La filiale de la Caisse des dépôts qui se consacre à la transition énergétique et écologique de l'économie considère que la contribution du prix du carbone à la réduction des émissions peut être évaluée entre 0 et 10  % depuis dix ans.

Alors que la plupart des spécialistes estiment que pour être efficace le prix du carbone devrait se situer dès maintenant autour de 25 à 30  euros, ce prix se maintient depuis 2012 à moins de 8  euros. L'Allemagne, qui possède quatre des cinq centrales à base de charbon les plus polluantes en Europe, a même décidé ces dernières années d'accroître sa production d'électricité à base de charbon. Les raisons de cette situation catastrophique sont bien connues : allocation de quotas trop importante, distribution de quotas gratuits.
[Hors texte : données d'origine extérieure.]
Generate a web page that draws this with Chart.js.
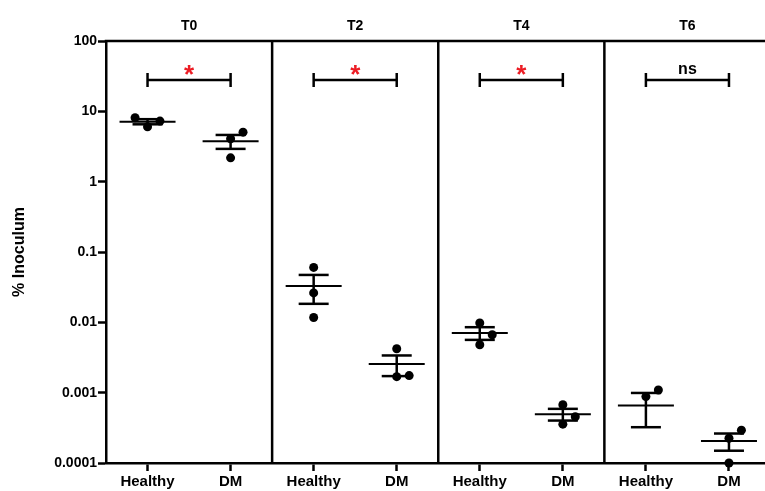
<!DOCTYPE html>
<html><head><meta charset="utf-8">
<script src="https://cdn.jsdelivr.net/npm/chart.js@4.4.1/dist/chart.umd.min.js"></script>
<style>
html,body{margin:0;padding:0;background:#fff;overflow:hidden;width:765px;height:491px}
#wrap{width:775px;height:491px;position:relative}
</style>
</head><body><div id="wrap"><canvas id="c" width="775" height="491"></canvas></div>
<script>
// ---- data ----
const panels = ['T0', 'T2', 'T4', 'T6'];
const groups = ['Healthy', 'DM'];
const significance = ['*', '*', '*', 'ns'];
const yTickValues = [0.0001, 0.001, 0.01, 0.1, 1, 10, 100];
const yTickLabels = ['0.0001', '0.001', '0.01', '0.1', '1', '10', '100'];
const yTitle = '% Inoculum';

const t0Healthy = [6.04, 7.27, 8.1];
const t0DM = [4.07, 2.18, 5.06];
const t2Healthy = [0.0604, 0.0262, 0.0117];
const t2DM = [0.00421, 0.00169, 0.00175];
const t4Healthy = [0.00977, 0.0048, 0.00667];
const t4DM = [0.000674, 0.000357, 0.000454];
const t6Healthy = [0.00088, 0.00109, 0];
const t6DM = [0.000225, 0.0001, 0.000293];

const valueSets = [t0Healthy, t0DM, t2Healthy, t2DM, t4Healthy, t4DM, t6Healthy, t6DM];

// ---- helpers ----
const FONT = '"Liberation Sans", Arial, sans-serif';
const catPos = valueSets.map((_, i) => i + 0.5);
function stats(arr) {
  const n = arr.length;
  const m = arr.reduce((a, b) => a + b, 0) / n;
  const sd = Math.sqrt(arr.reduce((a, b) => a + (b - m) * (b - m), 0) / (n - 1));
  return { m, sem: sd / Math.sqrt(n) };
}
function line(ctx, x1, y1, x2, y2) { ctx.beginPath(); ctx.moveTo(x1, y1); ctx.lineTo(x2, y2); ctx.stroke(); }
function centeredText(ctx, text, x, cy) {
  ctx.textAlign = 'center';
  ctx.textBaseline = 'alphabetic';
  const m = ctx.measureText(text);
  ctx.fillText(text, x, cy + (m.actualBoundingBoxAscent - m.actualBoundingBoxDescent) / 2);
}

const overlay = {
  id: 'overlay',
  beforeDatasetsDraw(chart) {
    const { ctx, chartArea: a, scales: { x, y } } = chart;
    ctx.save();
    ctx.strokeStyle = '#000';
    ctx.lineCap = 'butt';
    // top border + panel dividers
    ctx.lineWidth = 2.5;
    line(ctx, a.left - 1.25, a.top, a.right + 10, a.top);
    for (let p = 1; p < panels.length; p++) {
      const px = x.getPixelForValue(p * 2);
      line(ctx, px, a.top, px, a.bottom);
    }
    // mean and SEM
    valueSets.forEach((vals, i) => {
      const s = stats(vals);
      const cx = x.getPixelForValue(catPos[i]);
      const ym = y.getPixelForValue(s.m);
      const yt = y.getPixelForValue(s.m + s.sem);
      const yb = y.getPixelForValue(s.m - s.sem);
      ctx.lineWidth = 2;
      line(ctx, cx - 28, ym, cx + 28, ym);
      ctx.lineWidth = 2.5;
      line(ctx, cx, yt, cx, yb);
      line(ctx, cx - 15, yt, cx + 15, yt);
      line(ctx, cx - 15, yb, cx + 15, yb);
    });
    // panel titles, brackets, significance
    panels.forEach((name, p) => {
      const x1 = x.getPixelForValue(catPos[p * 2]);
      const x2 = x.getPixelForValue(catPos[p * 2 + 1]);
      const mid = (x.getPixelForValue(p * 2) + x.getPixelForValue(p * 2 + 2)) / 2;
      ctx.fillStyle = '#000';
      ctx.font = 'bold 14px ' + FONT;
      ctx.textAlign = 'center';
      ctx.textBaseline = 'alphabetic';
      ctx.fillText(name, mid, 29.5);
      const by = a.top + 39;
      ctx.lineWidth = 2.5;
      line(ctx, x1, by, x2, by);
      line(ctx, x1, by - 7, x1, by + 7);
      line(ctx, x2, by - 7, x2, by + 7);
      const sig = significance[p];
      const cxm = (x1 + x2) / 2;
      if (sig === 'ns') {
        ctx.fillStyle = '#000';
        ctx.font = 'bold 16px ' + FONT;
        centeredText(ctx, sig, cxm, by - 10.5);
      } else {
        ctx.fillStyle = '#ec1c24';
        ctx.font = 'bold 26px ' + FONT;
        centeredText(ctx, sig, cxm, by - 10.3);
      }
    });
    ctx.restore();
  }
};

const chart = new Chart(document.getElementById('c'), {
  type: 'scatter',
  data: { datasets: [{
    data: [],
    pointRadius: 4.5, pointHoverRadius: 4.5,
    backgroundColor: '#000', borderColor: '#000', borderWidth: 0,
    clip: false
  }] },
  options: {
    responsive: false, animation: false, events: [],
    layout: { padding: { top: 41, right: 2, bottom: 0, left: 0 } },
    plugins: { legend: { display: false }, tooltip: { enabled: false } },
    scales: {
      x: {
        type: 'linear', min: 0, max: panels.length * 2, position: 'bottom',
        afterBuildTicks: s => { s.ticks = catPos.map(v => ({ value: v })); },
        ticks: {
          autoSkip: false, maxRotation: 0, color: '#000', padding: 2,
          font: { family: FONT, weight: 'bold', size: 15 },
          callback: v => groups[Math.floor(v) % groups.length]
        },
        grid: { drawOnChartArea: false, drawTicks: true, tickLength: 8, tickWidth: 2.5, tickColor: '#000' },
        border: { display: true, color: '#000', width: 2.5 },
        afterFit: s => { s.height = 28; }
      },
      y: {
        type: 'logarithmic', min: yTickValues[0], max: yTickValues[yTickValues.length - 1],
        afterBuildTicks: s => { s.ticks = yTickValues.map(v => ({ value: v })); },
        ticks: {
          autoSkip: false, color: '#000', padding: 1,
          font: { family: FONT, weight: 'bold', size: 14 },
          callback: v => {
            const i = yTickValues.findIndex(t => Math.abs(Math.log10(t) - Math.log10(v)) < 1e-6);
            return i >= 0 ? yTickLabels[i] : '';
          }
        },
        grid: { drawOnChartArea: false, drawTicks: true, tickLength: 8, tickWidth: 2.5, tickColor: '#000' },
        border: { display: true, color: '#000', width: 2.5 },
        title: { display: true, text: yTitle, color: '#000', font: { family: FONT, weight: 'bold', size: 16 }, padding: { top: 10, bottom: 0 } },
        afterFit: s => { s.width = 106; }
      }
    }
  },
  plugins: [overlay]
});

// place the points: overlapping points are pushed sideways (simple beeswarm)
(function placePoints() {
  const xs = chart.scales.x, ys = chart.scales.y;
  const JIT = 12.5, MIN_GAP = 12;
  const pts = [];
  valueSets.forEach((vals, i) => {
    const cx = xs.getPixelForValue(catPos[i]);
    const placed = [];
    vals.forEach(v => {
      if (!(v > 0)) return; // zero cannot be shown on a log axis
      const py = ys.getPixelForValue(v);
      const offs = [0, JIT, -JIT, 2 * JIT, -2 * JIT];
      const off = offs.find(o => placed.every(p => p.o !== o || Math.abs(p.py - py) >= MIN_GAP));
      placed.push({ o: off, py });
      pts.push({ x: xs.getValueForPixel(cx + off), y: v });
    });
  });
  chart.data.datasets[0].data = pts;
  chart.update();
})();
</script>
</body></html>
Mais derrière ces dysfonctionnements, il existe une cause fondamentale : la grande rigidité du système.

Des ressources financières significatives

Peut-on vraiment programmer les allocations de la période 2021-2030 alors qu'il est impossible de prévoir la conjoncture économique, le prix des énergies fossiles, tellement volatil, le temps qu'il fera au cours des prochains hivers… Or, le marché du carbone n'a aucune utilité s'il ne garantit pas un niveau de prix élevé afin de décourager les sites industriels les plus polluants, et s'il ne donne pas aux chefs d'entreprises un prix du carbone sur la longue durée pour qu'ils puissent arrêter leur politique d'investissement avec un minimum de sécurité. Dans l'hypothèse où le prix du carbone ne dépasserait pas significativement la zone des 30  euros dans les années 2019-2020, ne peut-on imaginer qu'au lieu de passer à la quatrième phase d'allocation des quotas (2021-2030), l'Europe opte pour une taxe carbone?

L'engagement en faveur du recours à la taxe serait pris dès maintenant. Ce serait un moyen de montrer la détermination de  l'Europe en matière de lutte contre le réchauffement climatique. Les ressources financières dégagées au profit de la cause climatique seraient significatives, au lieu d'être symboliques, et la taxe toucherait les produits importés. L'idéal serait naturellement que d'autres régions du monde fassent de même. Dans quelle situation serions-nous, si nous constations en  2030 qu'en raison des dysfonctionnements du marché carbone, l'objectif de réduction des émissions de gaz carbonique n'a pas été respecté ? Nous aurions sous nos yeux la certitude d'une hausse de température supérieure à 2 degrés avant la fin du siècle. Les conséquences seraient alors non pas dramatiques mais véritablement apocalyptiques. Pour agir, il serait trop tard ! Nous n'avons pas le droit de prendre ce risque insensé pour les générations futures.